_Information given_
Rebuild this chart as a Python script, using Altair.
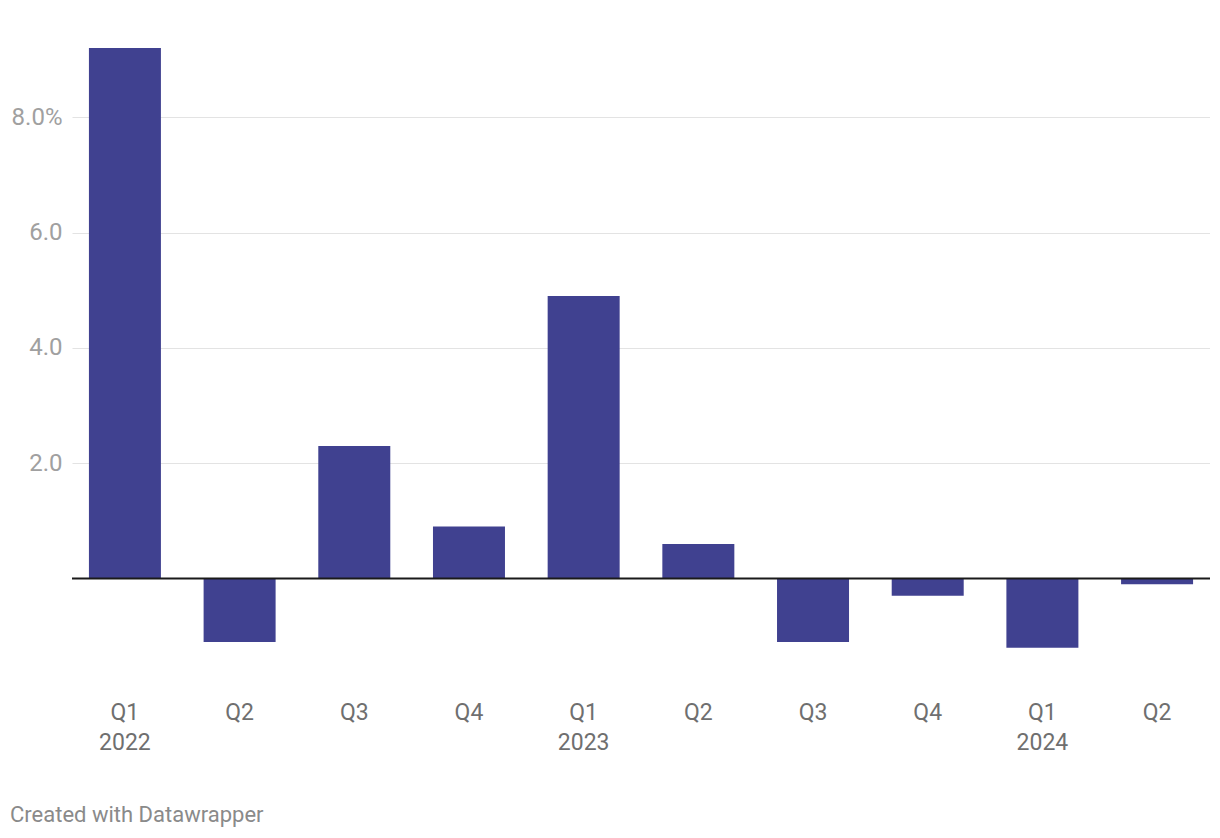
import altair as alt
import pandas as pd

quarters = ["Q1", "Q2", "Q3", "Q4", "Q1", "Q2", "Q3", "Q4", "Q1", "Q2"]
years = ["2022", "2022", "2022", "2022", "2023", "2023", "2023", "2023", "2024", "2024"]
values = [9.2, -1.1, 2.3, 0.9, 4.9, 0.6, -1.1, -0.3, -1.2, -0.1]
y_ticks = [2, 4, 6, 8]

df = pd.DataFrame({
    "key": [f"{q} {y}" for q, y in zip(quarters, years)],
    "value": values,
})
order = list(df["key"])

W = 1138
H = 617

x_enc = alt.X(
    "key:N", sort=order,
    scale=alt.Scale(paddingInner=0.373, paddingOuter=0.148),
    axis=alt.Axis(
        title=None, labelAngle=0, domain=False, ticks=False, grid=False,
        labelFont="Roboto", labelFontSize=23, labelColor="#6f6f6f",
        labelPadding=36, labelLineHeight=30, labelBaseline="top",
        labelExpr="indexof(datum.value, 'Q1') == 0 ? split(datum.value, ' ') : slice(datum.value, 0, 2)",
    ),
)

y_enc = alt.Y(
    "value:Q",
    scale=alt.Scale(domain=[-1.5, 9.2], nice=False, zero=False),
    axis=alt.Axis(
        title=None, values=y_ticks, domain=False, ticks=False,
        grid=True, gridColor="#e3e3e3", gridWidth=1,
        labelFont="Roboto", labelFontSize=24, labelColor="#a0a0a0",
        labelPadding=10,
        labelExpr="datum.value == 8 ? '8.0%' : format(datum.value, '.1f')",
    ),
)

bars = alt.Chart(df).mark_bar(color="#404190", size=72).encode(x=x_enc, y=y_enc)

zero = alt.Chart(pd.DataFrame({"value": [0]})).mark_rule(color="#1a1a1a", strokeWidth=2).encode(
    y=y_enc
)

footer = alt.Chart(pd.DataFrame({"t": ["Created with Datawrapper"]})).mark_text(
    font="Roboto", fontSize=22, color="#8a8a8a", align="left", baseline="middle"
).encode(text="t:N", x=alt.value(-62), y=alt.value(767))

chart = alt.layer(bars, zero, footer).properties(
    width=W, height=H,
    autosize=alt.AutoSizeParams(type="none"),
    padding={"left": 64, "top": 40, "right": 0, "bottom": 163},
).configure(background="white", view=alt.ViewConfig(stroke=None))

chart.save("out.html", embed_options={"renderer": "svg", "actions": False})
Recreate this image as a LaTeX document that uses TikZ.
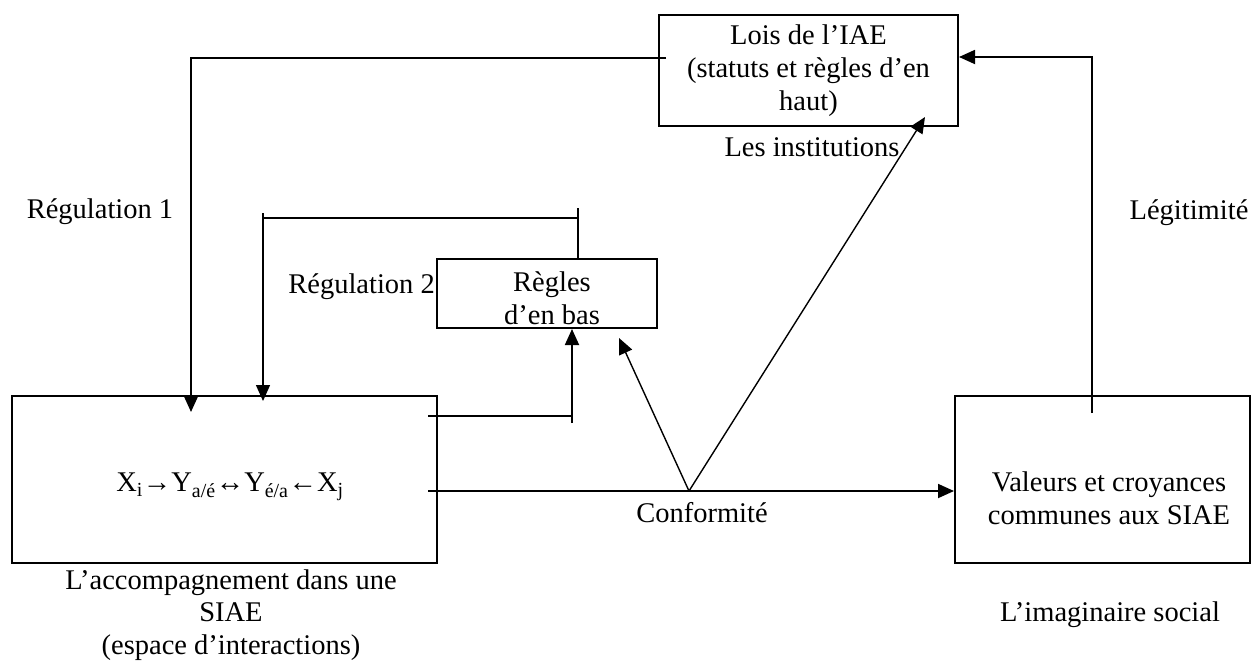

_Written request_
Each line of the data is to be duplicated exactly; pictures stay out of the copy.

_Answer_
Rebuild this chart as a Python script, using Altair.
import altair as alt
import pandas as pd

quarters = ["Q1", "Q2", "Q3", "Q4", "Q1", "Q2", "Q3", "Q4", "Q1", "Q2"]
years = ["2022", "2022", "2022", "2022", "2023", "2023", "2023", "2023", "2024", "2024"]
values = [9.2, -1.1, 2.3, 0.9, 4.9, 0.6, -1.1, -0.3, -1.2, -0.1]
y_ticks = [2, 4, 6, 8]

df = pd.DataFrame({
    "key": [f"{q} {y}" for q, y in zip(quarters, years)],
    "value": values,
})
order = list(df["key"])

W = 1138
H = 617

x_enc = alt.X(
    "key:N", sort=order,
    scale=alt.Scale(paddingInner=0.373, paddingOuter=0.148),
    axis=alt.Axis(
        title=None, labelAngle=0, domain=False, ticks=False, grid=False,
        labelFont="Roboto", labelFontSize=23, labelColor="#6f6f6f",
        labelPadding=36, labelLineHeight=30, labelBaseline="top",
        labelExpr="indexof(datum.value, 'Q1') == 0 ? split(datum.value, ' ') : slice(datum.value, 0, 2)",
    ),
)

y_enc = alt.Y(
    "value:Q",
    scale=alt.Scale(domain=[-1.5, 9.2], nice=False, zero=False),
    axis=alt.Axis(
        title=None, values=y_ticks, domain=False, ticks=False,
        grid=True, gridColor="#e3e3e3", gridWidth=1,
        labelFont="Roboto", labelFontSize=24, labelColor="#a0a0a0",
        labelPadding=10,
        labelExpr="datum.value == 8 ? '8.0%' : format(datum.value, '.1f')",
    ),
)

bars = alt.Chart(df).mark_bar(color="#404190", size=72).encode(x=x_enc, y=y_enc)

zero = alt.Chart(pd.DataFrame({"value": [0]})).mark_rule(color="#1a1a1a", strokeWidth=2).encode(
    y=y_enc
)

footer = alt.Chart(pd.DataFrame({"t": ["Created with Datawrapper"]})).mark_text(
    font="Roboto", fontSize=22, color="#8a8a8a", align="left", baseline="middle"
).encode(text="t:N", x=alt.value(-62), y=alt.value(767))

chart = alt.layer(bars, zero, footer).properties(
    width=W, height=H,
    autosize=alt.AutoSizeParams(type="none"),
    padding={"left": 64, "top": 40, "right": 0, "bottom": 163},
).configure(background="white", view=alt.ViewConfig(stroke=None))

chart.save("out.html", embed_options={"renderer": "svg", "actions": False})
Recreate this image as a LaTeX document that uses TikZ.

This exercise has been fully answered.